Yazık bu canlara!
İşim gereği 41 yıldır haberlerle, 16 yıldır da özel olarak Antalya ve Akdeniz Bölgesi haberleriyle haşır neşirim.
En çok içimi acıtan olaylar, hep birilerinin işini ya hiç, ya layıkıyla yapmamasından kaynaklanan can kayıpları oldu. Özellikle gencecik insanların ölümleri.
2004 kasımında 14 yaşında bir kızımız, şiddetli bir yağışta, ana caddede kapağı olmayan rögara düşmüş, yağmur suyu kanalında boğularak can vermişti.
Yıl 2020 ekimi. Kumluca’da genç bir kadın, üzerine devrilen otobüs durağının altında can verdi.

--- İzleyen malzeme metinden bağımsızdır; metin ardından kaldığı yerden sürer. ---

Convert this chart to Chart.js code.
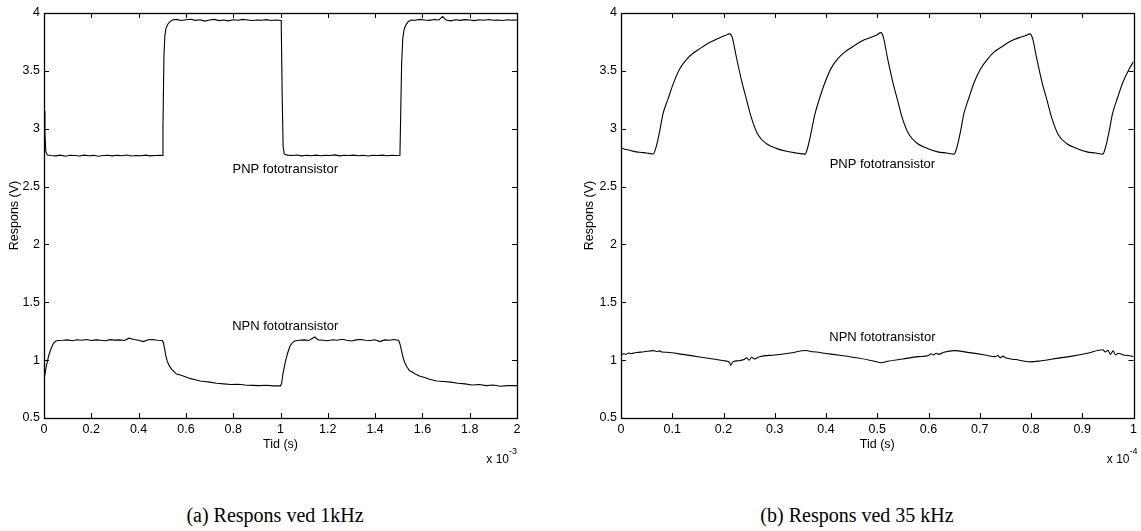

Akdeniz Bölgesi’nin, dolayısıyla Antalya’nın iklim özelliklerini bilmeyen yoktur sanırım. Yazları sıcak ve kurak, kışları yağışlı ve ılımandır. İklimin normal seyrine göre yağışlar ekim ayında başlar.
Dört gözle beklenir bu yağışlar, çünkü bereket saçacaktır. Barajlara göletlere bereket kaynağı olarak dolacaktır.
Ancak Antalya’da hava hep bu ifade kadar uysal değil, hiddetlidir. Zaman zaman fırtınalar gelir, zaman zaman yağışlar şiddetlenir.
Bereket beklenen yağış sel olur, kuru dereler taşar, ortalığı siler süpürür. Fırtınalar pek çok şeyi yer ile yeksan eder.
Bu arada layıkıyla yapılmayan işler, olmaması gereken ihmaller yüzünden ağır acılar yaşanır.
Oysa bu iklim döngüsü yeni değil; bilimsel ve teknolojik gelişmeye bağlı olarak değişmiyor. Üstelik bilim ve teknolojik gelişme sayesinde; kuru dereler kaç yılda bir, hangi debilere ulaşmış; ne şiddette fırtınalar atlatılmış gibi iklim döngüsünde karşılaşılan en alt ve en üst sınırları öğrenebiliyoruz.
Buna rağmen derelerimiz taşıyor, köprülerimiz çöküyor, caddelerimizden sel akıyor, rögarlarımız insan yutuyor, eğreti duraklarımız devrilip insan eziyor!..
Yazık!..
Şimdi birileri çıkıp katliam gibi kazalardan, başka bölgelerde yaşanan afetlerden söz edebilir.
İhmalin eskisi, yenisi; ölümün azı, çoğu olmaz. Olaylarda ölüm yüzdesi hesaplayabilirsiniz ama ölen için sonuç yüzde yüzdür.